» What the exercise asks: Here is the task for the listing below: output exactly the lines from the one containing "Write a web" through the one containing "var lineLevels = [30, 50, 70];", and leave out the pictures.

» Dataset rows:
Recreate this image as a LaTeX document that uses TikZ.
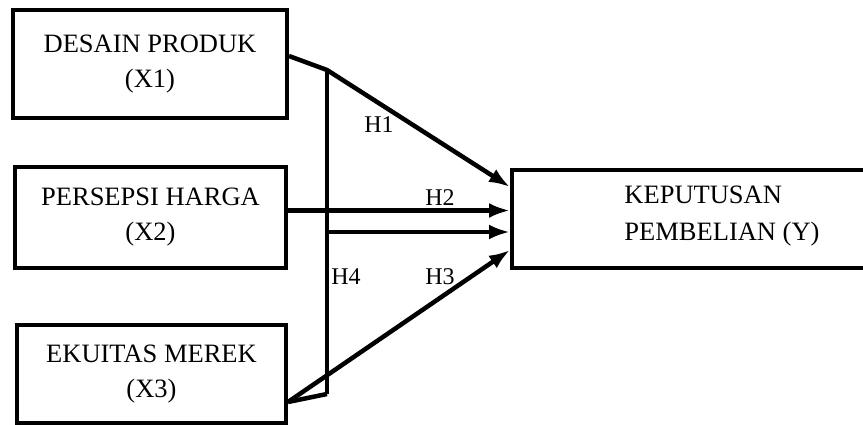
\documentclass[tikz,border=0pt]{standalone}
\usepackage{fontspec}
\setmainfont{Liberation Serif}
\usetikzlibrary{arrows.meta}

\begin{document}
\begin{tikzpicture}[x=1pt,y=-1pt,
  varbox/.style={draw,line width=4pt,align=center,inner sep=0pt,
    font=\fontsize{26.5}{35}\selectfont},
  link/.style={line width=4.5pt,-{Latex[length=21pt,width=15pt]}},
  plain/.style={line width=4.5pt},
  hyp/.style={font=\fontsize{24}{26}\selectfont,inner sep=1pt}]
\useasboundingbox (0,0) rectangle (863,425);
\node[varbox,minimum width=274pt,minimum height=108pt] (x1) at (150,64) {DESAIN PRODUK\\(X1)};
\node[varbox,minimum width=271pt,minimum height=101pt] (x2) at (150.5,217.5) {PERSEPSI HARGA\\(X2)};
\node[varbox,minimum width=269pt,minimum height=98pt] (x3) at (151.5,374) {EKUITAS MEREK\\(X3)};
\node[varbox,minimum width=370pt,minimum height=98pt] (y) at (697,219) {};
\node[align=left,inner sep=0pt,font=\fontsize{26.5}{37}\selectfont] (ytext) at (722,216) {KEPUTUSAN\\PEMBELIAN (Y)};
\node[hyp] (h1) at (379,125) {H1};
\node[hyp] (h2) at (440,198) {H2};
\node[hyp] (h4) at (346,277) {H4};
\node[hyp] (h3) at (440,277) {H3};
\coordinate (j1) at (327,70);
\coordinate (j2) at (327,232);
\coordinate (j3) at (327,394);
\coordinate (s1) at ([yshift=8pt]x1.east);
\coordinate (s2) at ([yshift=7pt]x2.east);
\coordinate (s3) at ([yshift=-28pt]x3.east);
\draw[link] (s1) -- (j1) -- ([yshift=32pt]y.west);
\draw[link] (s2) -- (s2 -| y.west);
\draw[plain] (j1) -- (j3);
\draw[link] (j2) -- (j2 -| y.west);
\draw[plain] (s3) -- (j3);
\draw[link] (s3) -- ([yshift=-31pt]y.west);
\end{tikzpicture}
\end{document}
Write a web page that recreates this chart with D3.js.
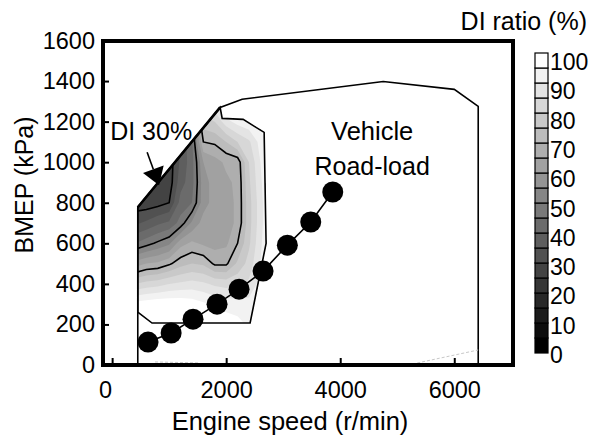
<!DOCTYPE html>
<html>
<head>
<meta charset="utf-8">
<script src="https://cdn.jsdelivr.net/npm/d3@7"></script>
<style>
  body { margin: 0; background: #fff; }
  svg { display: block; font-family: Arial, "Liberation Sans", sans-serif; }
</style>
</head>
<body>
<div id="chart"></div>
<script>
// DI ratio map (rows = BMEP, columns = engine speed)
var speeds = [400, 600, 800, 1000, 1200, 1400, 1600, 1800, 2000, 2200, 2400, 2600, 2800];
var bmeps = [100, 200, 300, 400, 500, 600, 700, 800, 900, 1000, 1100, 1200, 1300];
var diRatio = [
  [100, 100, 100, 100, 100, 100, 100, 100, 100, 100, 100, 100, 100],
  [100, 100, 100, 100, 100, 100, 100,  99,  98,  97,  94,  95,  98],
  [ 97,  98,  99,  99,  99,  98,  96,  94,  93,  92,  92,  94,  97],
  [ 80,  82,  83,  85,  86,  87,  86,  84,  83,  84,  86,  92,  97],
  [ 62,  65,  66,  69,  73,  75,  74,  69,  69,  76,  82,  90,  97],
  [ 45,  48,  51,  54,  63,  66,  64,  63,  64,  70,  79,  89,  97],
  [ 34,  36,  39,  41,  47,  56,  62,  62,  63,  66,  78,  88,  97],
  [ 27,  27,  28,  30,  42,  45,  58,  62,  63,  66,  78,  88,  97],
  [ 25,  25,  26,  27,  38,  43,  58,  62,  64,  66,  79,  89,  97],
  [ 24,  24,  25,  27,  36,  43,  60,  63,  66,  67,  80,  90,  98],
  [ 24,  24,  25,  28,  36,  44,  70,  71,  75,  80,  84,  92,  98],
  [ 25,  25,  26,  30,  38,  47,  78,  80,  88,  92,  94,  97, 100],
  [ 26,  26,  28,  32,  40,  50,  85,  90, 100, 100, 100, 100, 100]
];
var levels = d3.range(0, 100, 5);
var lineLevels = [30, 50, 70];

// measured map region and full-load limit, [r/min, kPa]
var mapRegion = [[450, 261], [450, 778], [1894, 1270], [1930, 1216], [2298, 1211],
  [2666, 1147], [2700, 600], [2420, 207], [700, 207]];
var fullLoad = [[450, 0], [450, 778], [1894, 1270], [2280, 1310], [4754, 1398],
  [6000, 1359], [6420, 1275], [6420, 0]];
var faintTraces = [[[5350, 10], [6420, 74]], [[752, 15], [1541, 10]]];

// vehicle road-load points
var roadSpeed = [630, 1035, 1419, 1840, 2226, 2647, 3073, 3483, 3869];
var roadBmep = [113, 158, 226, 300, 374, 463, 591, 705, 853];

var xTicks = [0, 2000, 4000, 6000];
var yTicks = d3.range(0, 1601, 200);
var cbTicks = d3.range(0, 101, 10);

var w = 590, h = 438;
var x = d3.scaleLinear().domain([-160, 7030]).range([103, 513]);
var y = d3.scaleLinear().domain([0, 1600]).range([365, 40.5]);

var svg = d3.select("#chart").append("svg")
  .attr("width", w)
  .attr("height", h);

var line = d3.line().x(d => x(d[0])).y(d => y(d[1]));

// grid index -> data coordinates (d3.contours puts sample i at i + 0.5)
var ds = speeds[1] - speeds[0], db = bmeps[1] - bmeps[0];
var gridPath = d3.geoPath(d3.geoTransform({
  point: function(gx, gy) {
    this.stream.point(x(speeds[0] + (gx - 0.5) * ds), y(bmeps[0] + (gy - 0.5) * db));
  }
}));
var values = diRatio.flat();

function bandColor(t) {
  var g = Math.round(255 * (t / 5) / 19);
  return d3.rgb(g, g, g).toString();
}

svg.append("clipPath").attr("id", "mapClip")
  .append("path").attr("d", line(mapRegion) + "Z");

var fills = d3.contours().size([speeds.length, bmeps.length]).thresholds(levels)(values);
svg.append("g").attr("clip-path", "url(#mapClip)")
  .selectAll("path").data(fills).join("path")
  .attr("d", gridPath)
  .attr("fill", d => bandColor(d.value));

var isolines = d3.contours().size([speeds.length, bmeps.length]).thresholds(lineLevels)(values);
svg.append("g").attr("clip-path", "url(#mapClip)")
  .selectAll("path").data(isolines).join("path")
  .attr("d", gridPath)
  .attr("fill", "none")
  .attr("stroke", "#000")
  .attr("stroke-width", 1.6)
  .attr("stroke-linejoin", "miter");

svg.append("path").attr("d", line(mapRegion) + "Z")
  .attr("fill", "none").attr("stroke", "#000").attr("stroke-width", 1.6);

svg.append("path").attr("d", line(fullLoad))
  .attr("fill", "none").attr("stroke", "#000").attr("stroke-width", 1.6);
// the steep full-load edge looks heavier in the original
svg.append("path").attr("d", line(fullLoad.slice(1, 3)))
  .attr("fill", "none").attr("stroke", "#000").attr("stroke-width", 2.6);

svg.selectAll(".faint").data(faintTraces).join("path")
  .attr("class", "faint")
  .attr("d", line)
  .attr("fill", "none").attr("stroke", "#c8c8c8").attr("stroke-width", 1)
  .attr("stroke-dasharray", "3,2");

// road-load line
var road = roadSpeed.map((s, i) => [s, roadBmep[i]]);
svg.append("path").attr("d", line(road))
  .attr("fill", "none").attr("stroke", "#000").attr("stroke-width", 1.6);
svg.selectAll(".pt").data(road).join("circle")
  .attr("class", "pt")
  .attr("cx", d => x(d[0])).attr("cy", d => y(d[1]))
  .attr("r", 10.5).attr("fill", "#000");

// axes
var xAxis = svg.append("g").attr("transform", "translate(0,365)")
  .call(d3.axisBottom(x).tickValues(xTicks).tickFormat(d3.format("d"))
    .tickSizeInner(-7).tickSizeOuter(0).tickPadding(16));
var yAxis = svg.append("g").attr("transform", "translate(103,0)")
  .call(d3.axisLeft(y).tickValues(yTicks).tickFormat(d3.format("d"))
    .tickSizeInner(-6).tickSizeOuter(0).tickPadding(8));
[xAxis, yAxis].forEach(function(g) {
  g.select(".domain").remove();
  g.selectAll("line").attr("stroke", "#000").attr("stroke-width", 2);
  g.selectAll("text").attr("fill", "#000").style("font-size", "23.5px")
    .style("font-family", "Arial, 'Liberation Sans', sans-serif");
});
xAxis.selectAll(".tick text").filter(d => d === 0).attr("dx", -7);

svg.append("rect")
  .attr("x", 103).attr("y", 41)
  .attr("width", 410).attr("height", 324)
  .attr("fill", "none").attr("stroke", "#000").attr("stroke-width", 4);

svg.append("text")
  .attr("x", 290).attr("y", 430)
  .attr("text-anchor", "middle").style("font-size", "25.5px")
  .text("Engine speed (r/min)");
svg.append("text")
  .attr("transform", "translate(33,185) rotate(-90)")
  .attr("text-anchor", "middle").style("font-size", "25px")
  .text("BMEP (kPa)");

// annotations
svg.append("text")
  .attr("x", x(4560)).attr("y", y(1108))
  .attr("text-anchor", "middle").style("font-size", "25.5px")
  .text("Vehicle");
svg.append("text")
  .attr("x", x(4560)).attr("y", y(935))
  .attr("text-anchor", "middle").style("font-size", "25px")
  .text("Road-load");
svg.append("text")
  .attr("x", x(1403)).attr("y", y(1108))
  .attr("text-anchor", "end").style("font-size", "25px")
  .text("DI 30%");

var tail = [x(614), y(1049)], tip = [x(824), y(886)];
var dx = tip[0] - tail[0], dy = tip[1] - tail[1], len = Math.hypot(dx, dy);
var ux = dx / len, uy = dy / len, headLen = 17, headW = 11;
var base = [tip[0] - ux * headLen, tip[1] - uy * headLen];
svg.append("line")
  .attr("x1", tail[0]).attr("y1", tail[1]).attr("x2", base[0]).attr("y2", base[1])
  .attr("stroke", "#000").attr("stroke-width", 1.6);
svg.append("path")
  .attr("d", "M" + tip + "L" + [base[0] - uy * headW, base[1] + ux * headW] +
    "L" + [base[0] + uy * headW, base[1] - ux * headW] + "Z")
  .attr("fill", "#000");

// colour bar
var cb = d3.scaleLinear().domain([0, 100]).range([353, 53]);
var cbLabel = d3.scaleLinear().domain([0, 100]).range([355, 62]);
svg.append("g").selectAll("rect").data(levels).join("rect")
  .attr("x", 535).attr("width", 13)
  .attr("y", d => cb(d + 5)).attr("height", d => cb(d) - cb(d + 5))
  .attr("fill", bandColor).attr("stroke", "#000").attr("stroke-width", 1.2);
svg.append("g").selectAll("text").data(cbTicks).join("text")
  .attr("x", 550).attr("y", d => cbLabel(d))
  .attr("dy", "0.35em").style("font-size", "23px")
  .text(d => d);
svg.append("text")
  .attr("x", 587).attr("y", 30)
  .attr("text-anchor", "end").style("font-size", "25px")
  .text("DI ratio (%)");
</script>
</body>
</html>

» In response:
Write a web page that recreates this chart with D3.js.
<!DOCTYPE html>
<html>
<head>
<meta charset="utf-8">
<script src="https://cdn.jsdelivr.net/npm/d3@7"></script>
<style>
  body { margin: 0; background: #fff; }
  svg { display: block; font-family: Arial, "Liberation Sans", sans-serif; }
</style>
</head>
<body>
<div id="chart"></div>
<script>
// DI ratio map (rows = BMEP, columns = engine speed)
var speeds = [400, 600, 800, 1000, 1200, 1400, 1600, 1800, 2000, 2200, 2400, 2600, 2800];
var bmeps = [100, 200, 300, 400, 500, 600, 700, 800, 900, 1000, 1100, 1200, 1300];
var diRatio = [
  [100, 100, 100, 100, 100, 100, 100, 100, 100, 100, 100, 100, 100],
  [100, 100, 100, 100, 100, 100, 100,  99,  98,  97,  94,  95,  98],
  [ 97,  98,  99,  99,  99,  98,  96,  94,  93,  92,  92,  94,  97],
  [ 80,  82,  83,  85,  86,  87,  86,  84,  83,  84,  86,  92,  97],
  [ 62,  65,  66,  69,  73,  75,  74,  69,  69,  76,  82,  90,  97],
  [ 45,  48,  51,  54,  63,  66,  64,  63,  64,  70,  79,  89,  97],
  [ 34,  36,  39,  41,  47,  56,  62,  62,  63,  66,  78,  88,  97],
  [ 27,  27,  28,  30,  42,  45,  58,  62,  63,  66,  78,  88,  97],
  [ 25,  25,  26,  27,  38,  43,  58,  62,  64,  66,  79,  89,  97],
  [ 24,  24,  25,  27,  36,  43,  60,  63,  66,  67,  80,  90,  98],
  [ 24,  24,  25,  28,  36,  44,  70,  71,  75,  80,  84,  92,  98],
  [ 25,  25,  26,  30,  38,  47,  78,  80,  88,  92,  94,  97, 100],
  [ 26,  26,  28,  32,  40,  50,  85,  90, 100, 100, 100, 100, 100]
];
var levels = d3.range(0, 100, 5);
var lineLevels = [30, 50, 70];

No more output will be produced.